Hintze is one of the wealthiest London-based fund managers, with the 2016 Sunday Times Rich List putting his fortune at 1.28 billion pounds ($1.6 billion).

Investment returns in the industry are generally shrinking as the global economy remains slow and the cost of borrowing stays at rock bottom.

Many investors, disappointed with hedge fund performance in general, have withdrawn money, prompting cuts to fees. They globally pulled $67 billion from hedge funds in the first three quarters of 2016, data from industry tracker Preqin showed.

NEW CHAPTER

Hintze, who set up the firm in 1999, acknowledged changes, saying the industry was facing "a new paradigm".

CQS has a number of funds, some of which struggled in 2015.

Its Directional Opportunities fund ended 2015 down by 7.9 percent while the Diversified and ABS (Asset Backed Securities) funds lost 2.6 percent and 2.4 percent respectively, according to documents seen by Reuters.

By comparison, the average credit hedge fund lost 1 percent last year, data from Hedge Fund Research (HFR) showed.

In the same year, three of CQS's funds made money, including the Credit Multi-Asset fund, Global Convertible Arbitrage fund and long-only convertibles fund, which made 3.6 percent, 7.5 percent and 5 percent, respectively.

A number of management changes followed this mixed performance.

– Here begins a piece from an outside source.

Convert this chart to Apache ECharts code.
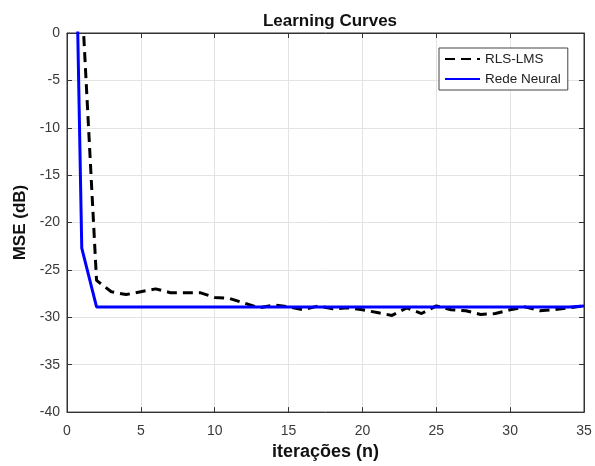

The number of individuals registered as portfolio managers or in senior roles with the British regulator at the London office of CQS fell by about one fifth between Jan. 1 and Oct. 13, with 23 people deregistering, filings on the website of the Financial Conduct Authority showed.

This could be explained by departures but also by managers taking on a role at the same firm that is not required to be registered with the regulator.

As of Nov. 30, six out of the 23 people had registered with new firms under the FCA. They include former global head of client services Leila Kotlar-Bouget, who is now registered at CDR Capital, and ex-general counsel James Lightbourne, who is now with Cantor Fitzgerald Europe and BCG Brokers.

Two others no longer registered with the FCA, who did not wish to be named, told Reuters they had been made redundant.

FCA data showed CQS also hired staff during the 18 months, including Head of Strategy Matthew James, hired from Brevan Howard Asset Management, and Ivelina Dimitrova Green, who joined from Goldman Sachs.

"We have engaged the next generation of managers," Hintze said. "We have a broad and deep bench of talent."

Amid the overhaul, CQS's flagship Directional Opportunities fund has performed strongly so far this year, rising 22.7 percent to Oct. 31, alongside gains of 9.9 percent and 6.1 percent for the firm's Diversified and ABS funds.

The first source told Reuters that some of this year's returns were due to a repositioning in energy and commodities, based on the belief that oil would not remain for long above or below a $30-$50 range and that China was not going to collapse - as some investors had feared.

The average credit hedge fund, meanwhile, is up 5.8 percent over the same time period, data from HFR showed.